This means, that when using any extension that uses a reference to a function as a configuration value, the documentation will be completely rebuilt on every run.
Issues caused by this:
- the build time increases considerably on large projects (in the order of Minutes with Matplotlib, for example)
- Breaks reproducibility in html builders #4240 is likely caused by this as well, as Scikit-Learn is using Sphinx-Gallery as well (but I haven't verified that theory)
It is of course debatable, whether this is a bug or not. But given that the configuration file is a Python file, it is not really unexpected that people want to use the possibility of just passing a function object as a configuration value.
It is not reliably possible to actually hash the code within such a function, therefore it is not possible for Sphinx to determine if the function itself has changed.

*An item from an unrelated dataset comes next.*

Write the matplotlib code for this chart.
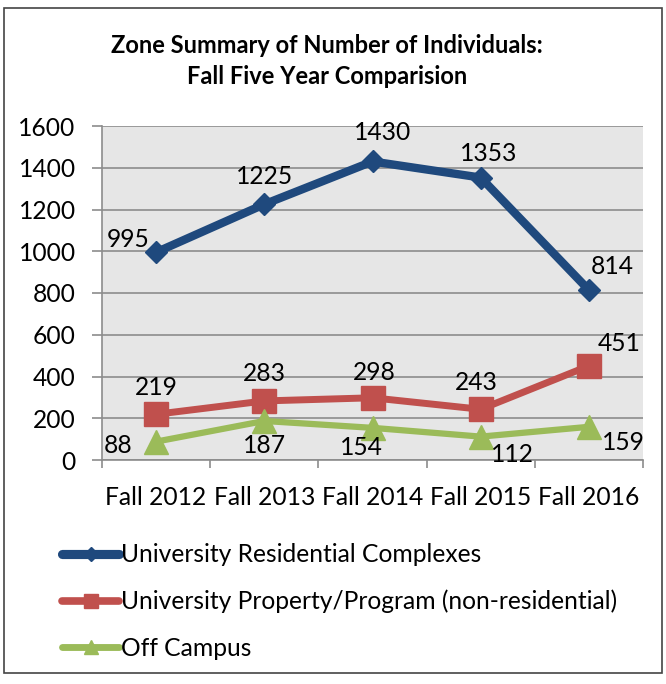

I see three potential options here:
- Exclude values that are a reference to a function when generating the hash
- Only hash the function name to get a stable hash
- Decide that this is unintended functionality and that modules like Sphinx-Gallery should adapt their approach instead
In my opinion, a user would not expect Sphinx to automatically recognize a change in a user provided function, therefore option 1 or 2 would be acceptable.
How to Reproduce
pip install sphinx sphinx-gallery
sphinx-quickstart --sep --project test --author me -l en -r 0.0.1
mkdir examples
echo "" > examples/readme.txt
Add the following content to the end of the default conf.py
in the source
directory:
extensions = [
'sphinx_gallery.gen_gallery',
]
def example_func():
return
sphinx_gallery_conf = {
'reset_modules': (example_func, ),
}
Run make html
and notice that all HTML files will always be rebuilt without making any changes between runs. If you run with the -vv
option (or higher) you will find [build target] did not match: build_info
in the output.
Environment Information
Platform: win32; (Windows-10-10.0.19044-SP0)
Python version: 3.11.3 (tags/v3.11.3:f3909b8, Apr 4 2023, 23:49:59) [MSC v.1934 64 bit (AMD64)])
Python implementation: CPython
Sphinx version: 7.2.6
Docutils version: 0.20.1
Jinja2 version: 3.1.2
Pygments version: 2.16.1
Sphinx extensions
extensions = [
'sphinx_gallery.gen_gallery',
]
Additional context
No response